1. Field of the Invention
The present invention relates generally to a field emission device, and more particularly to a field emission device capable of preventing generation of a leakage current due to an electrical shortage between a gate electrode and an emitter, which is generated by a high operating voltage.
2. Description of the Prior Art
A field emission device is used in a field emission-type display device, etc. The field emission-type display device is a device for which a research has been made as a next-generation flat panel display device following TFT-LCD.
The field emission device is mainly divided into a triode type and a diode type. The triode type includes a cathode having the emitter and the gate electrode, and an anode installed on the cathode. The emitter serves to emit electrons and is usually made of a tip shape. The gate electrode serves to control the amount of electrons generated from the emitter depending on the voltage applied thereto. The diode type has only one electrode at the cathode.
The present invention relates to a triode-type field emission device. A conventional triode-type field emission device will be below described.
FIG. 1 shows a conventional field emission device.
Referring now to FIG. 1, the conventional field emission device includes an emitter 104 for emitting electrons and made of a tip shape, a gate electrode 105 for controlling the amount of electrons generated from the emitter 104 depending on the voltage applied thereto, and an anode 107 positioned above the gate electrode 105, as a main component. The anode 107 is connected to the anode terminal 108 and the gate electrode 105 is then connected to the gate terminal 106.
Meanwhile the emitter 104 is connected to the switching means 103 for selectively supplying current to the emitter 104. The switching means 103 consists of a transistor and selectively supplies current from the source electrode 101 to the emitter 104 depending on the voltage applied to the gate electrode 102 of the transistor.
As shown in FIG. 1, the gate electrode 105 of the field emission device is formed around the emitter 104. A high voltage for discharging electrons from the emitter 104 is applied to the gate electrode 105. At this time, when the emitter 104 and the gate electrode 105 are electrically connected, sufficient difference of voltage between the emitter 104 and the gate electrode 105 is not formed to not only discharge electrons but also generate a leakage current. Thus, the power consumption is rapidly increasing.
Also, if the gate electrode 105 of the field emission device is connected to a gate, source or drain of a transistor due to electrical reason or process reason, sufficient difference of voltage between the emitter 104 and the gate electrode 105 of the field emission device is not formed to normally discharge elections while a leakage current is formed in a similar fashion.
If the leakage current is flowed as above, the difference in the voltage between the emitter 104 and the gate electrode 105 of the field emission device is accordingly reduced. The reduced amount is proportional to the multiplication of the leakage current and resistance.
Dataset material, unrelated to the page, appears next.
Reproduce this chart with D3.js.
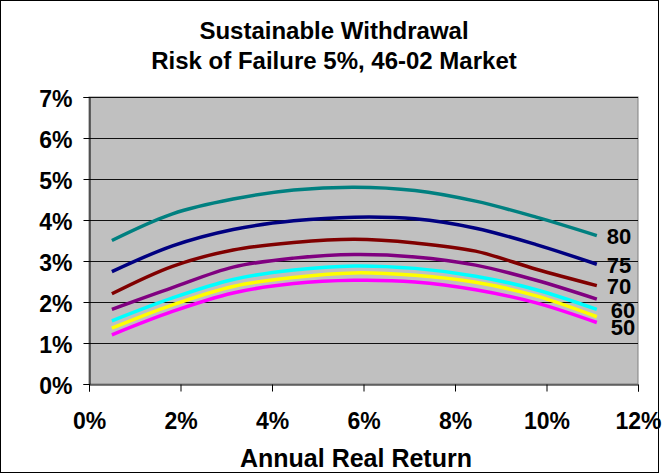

Therefore, as a sufficient voltage is not applied to the gate electrode 105 of the field emission device formed around a region where the leakage current is generated, a normal operation could not be performed.
Due to this, there are problems that the power consumption is increased and reliability of the device is degraded.
The present invention is contrived to solve the above problems. An object of the present invention is therefore to provide a field emission device capable of preventing increase of the power consumption and improving reliability of the device.
Another object of the present invention is to provide a field emission device comprising a gate electrode, an emitter, an anode, and a resistance element connected between the gate electrode and an external terminal to preventing a leakage current to the gate electrode or the emitter. The resistance element may use a resistor or a metal wiring a portion of which is thinly formed and thus has a high resistance.